The first thing to note is that absolutely none of this content is unique to the ECB Cricket application - so S60 3rd Edition owners shouldn't get too aggrieved about being missed out. All the content here is directly sourced from the textual and image content on the ECB web site, right down to paragraph breaks and web page footnotes.

ECB Cricket is written in Qt, which seems especially well placed to handle Internet-facing apps. You'll remember the first few versions of Marvellous's X-Factor application, which were unusably slow and rather hampered by having to run on older S60 5th Edition phones, each of which had to grab and install the full 13MB Qt runtime before anything happened. 

The final version of X Factor was much better though, with more experience and code optimisation at Marvellous's end, and with Symbian^3 phones finally around to run Qt applications without extra setup delays. ECB Cricket isn't lightning fast - an eight second startup phase and a second or two between screens while the next content needed is loaded up, but it's fast enough for the purpose intended, and given the amount of online data it's having to access.

 

ECB Cricket screenshot ECB Cricket screenshot

 

You'll see the basic structure of ECB Cricket from the screenshots, with modules for Scores, News and Photos.

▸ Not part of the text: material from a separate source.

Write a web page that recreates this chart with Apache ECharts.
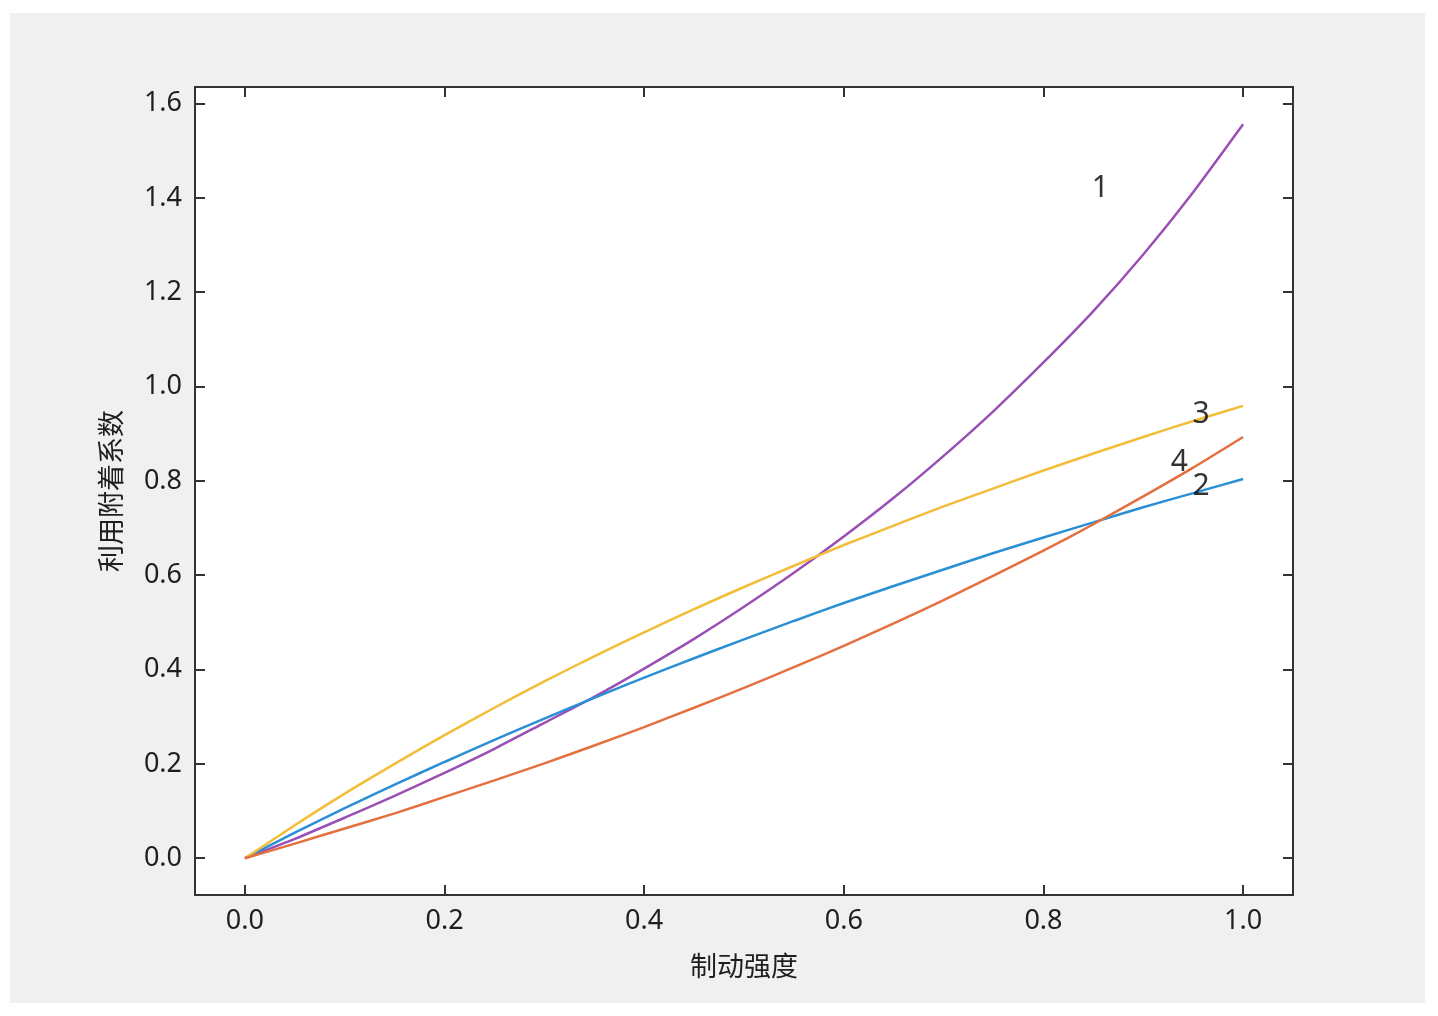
<!DOCTYPE html>
<html>
<head>
<meta charset="utf-8">
<script src="https://cdn.jsdelivr.net/npm/echarts@6/dist/echarts.min.js"></script>
<style>
  html, body { margin: 0; padding: 0; background: #fff; }
  #chart {
    position: absolute;
    left: 10px;
    top: 13px;
    width: 1415px;
    height: 990px;
    background: #f0f0f0;
  }
</style>
</head>
<body>
<div id="chart"></div>
<script>
// 制动强度 z
const zValues = [0, 0.05, 0.1, 0.15, 0.2, 0.25, 0.3, 0.35, 0.4, 0.45, 0.5,
  0.55, 0.6, 0.65, 0.7, 0.75, 0.8, 0.85, 0.9, 0.95, 1.0];

// 利用附着系数
const curve1 = [0, 0.041, 0.086, 0.132, 0.181, 0.232, 0.287, 0.342, 0.402, 0.465, 0.533,
  0.605, 0.682, 0.764, 0.853, 0.948, 1.051, 1.160, 1.280, 1.412, 1.556];
const curve2 = [0, 0.054, 0.106, 0.156, 0.204, 0.251, 0.296, 0.340, 0.383, 0.424, 0.464,
  0.503, 0.541, 0.577, 0.612, 0.647, 0.680, 0.712, 0.744, 0.774, 0.804];
const curve3 = [0, 0.070, 0.137, 0.200, 0.261, 0.319, 0.375, 0.428, 0.479, 0.528, 0.575,
  0.620, 0.664, 0.705, 0.746, 0.784, 0.822, 0.858, 0.893, 0.927, 0.959];
const curve4 = [0, 0.031, 0.063, 0.095, 0.130, 0.165, 0.201, 0.239, 0.278, 0.319, 0.361,
  0.405, 0.450, 0.498, 0.547, 0.599, 0.652, 0.708, 0.767, 0.828, 0.893];

// curve number labels: [x, y, text]
const curveLabels = [
  [0.857, 1.420, '1'],
  [0.958, 0.789, '2'],
  [0.958, 0.940, '3'],
  [0.936, 0.840, '4']
];

const xTicks = [0, 0.2, 0.4, 0.6, 0.8, 1.0];
const yTicks = [0, 0.2, 0.4, 0.6, 0.8, 1.0, 1.2, 1.4, 1.6];

const colors = ['#9a4fb4', '#2b8fd6', '#f2bd38', '#e4703f'];
const fontFamily = '"Noto Sans", "Noto Sans CJK SC", sans-serif';
const frameColor = '#333';
const textColor = '#1e1e1e';

function pairs(ys) {
  return zValues.map((z, i) => [z, ys[i]]);
}

function frameAxis(position, min, max, ticks, showLabel) {
  return {
    type: 'value',
    position,
    min,
    max,
    splitLine: { show: false },
    axisLine: { show: true, onZero: false, lineStyle: { color: frameColor, width: 2 } },
    axisTick: {
      show: true,
      inside: true,
      length: 10,
      customValues: ticks,
      lineStyle: { color: frameColor, width: 2 }
    },
    axisLabel: {
      show: showLabel,
      customValues: ticks,
      formatter: v => v.toFixed(1),
      color: textColor,
      fontSize: 27,
      fontFamily,
      margin: 13
    }
  };
}

const chart = echarts.init(document.getElementById('chart'));

const lineSeries = [curve1, curve2, curve3, curve4].map((ys, i) => ({
  name: String(i + 1),
  type: 'line',
  data: pairs(ys),
  showSymbol: false,
  smooth: 0.2,
  lineStyle: { color: colors[i], width: 2.5 },
  animation: false
}));

const option = {
  animation: false,
  grid: {
    left: 185,
    top: 74,
    width: 1098,
    height: 808,
    show: true,
    backgroundColor: '#fff',
    borderWidth: 0
  },
  xAxis: [
    Object.assign(frameAxis('bottom', -0.05, 1.05, xTicks, true), {
      name: '制动强度',
      nameLocation: 'middle',
      nameGap: 60,
      nameTextStyle: { color: textColor, fontSize: 27, fontFamily }
    }),
    frameAxis('top', -0.05, 1.05, xTicks, false)
  ],
  yAxis: [
    Object.assign(frameAxis('left', -0.078, 1.635, yTicks, true), {
      name: '利用附着系数',
      nameLocation: 'middle',
      nameGap: 68,
      nameTextStyle: { color: textColor, fontSize: 27, fontFamily }
    }),
    frameAxis('right', -0.078, 1.635, yTicks, false)
  ],
  series: lineSeries.concat([{
    type: 'scatter',
    data: curveLabels,
    symbolSize: 0,
    silent: true,
    label: {
      show: true,
      position: 'inside',
      formatter: p => p.data[2],
      color: '#000',
      fontSize: 30,
      fontFamily
    },
    z: 5
  }])
};

chart.setOption(option);
</script>
</body>
</html>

What's not apparent from the graphics are the smallish font used for the main text (above right) and the ridiculously small font used for the item summaries (above left). They may look readable on your nice large monitor, but put them on a 3.2" or 3.5" screen with variable lighting conditions and a challenging mobile environment (vibration, being jostled, etc) and the text becomes somewhat eye-straining! 

You'll remember I had a similar complaint with Nokia's Social application, again where the developers simply weren't spending enough time trying the app in the real world, on phones. Nokia came up with an update and bigger fonts and I'd like to see Marvellous do the same with ECB Cricket.

As you'd expect, news stories are brought up full-screen, though only the first photo from the original ECB web site article is displayed - it would have been nice to include all the images. Maybe that's where the Photos module comes in, shown below.

 

ECB Cricket screenshot ECB Cricket screenshot

 

So far, ECB Cricket has just been giving you vanilla content from the main web site. But the Scores module is more interesting - the opening screen of the application gives you an at a glance look at test match scores from around the world, tapping any of these gives a mock 'scoreboard' view with more information - very nicely done.

 

ECB Cricket screenshot ECB Cricket screenshot

 

Even better, tap on 'Detailed score' and you get the full batting and bowling scorecards, nicely laid out, in landscape mode, as shown below. Tap anywhere on the screen to bring up a navigation bar to move to the next section, as needed. And it's all perfectly up to date, since all information is sourced online at the time of viewing.

 

ECB Cricket screenshot

 

Given that you could get access to the full ECB web site fairly quickly in Opera Mini (or more slowly in Web!), it's tempting to question whether ECB Cricket is really needed. I'd argue that it is - it's well branded, nicely presented (font issues aside), offers the un-Web-like scorecard navigation and will save any cricket lover time and bandwidth in the long run.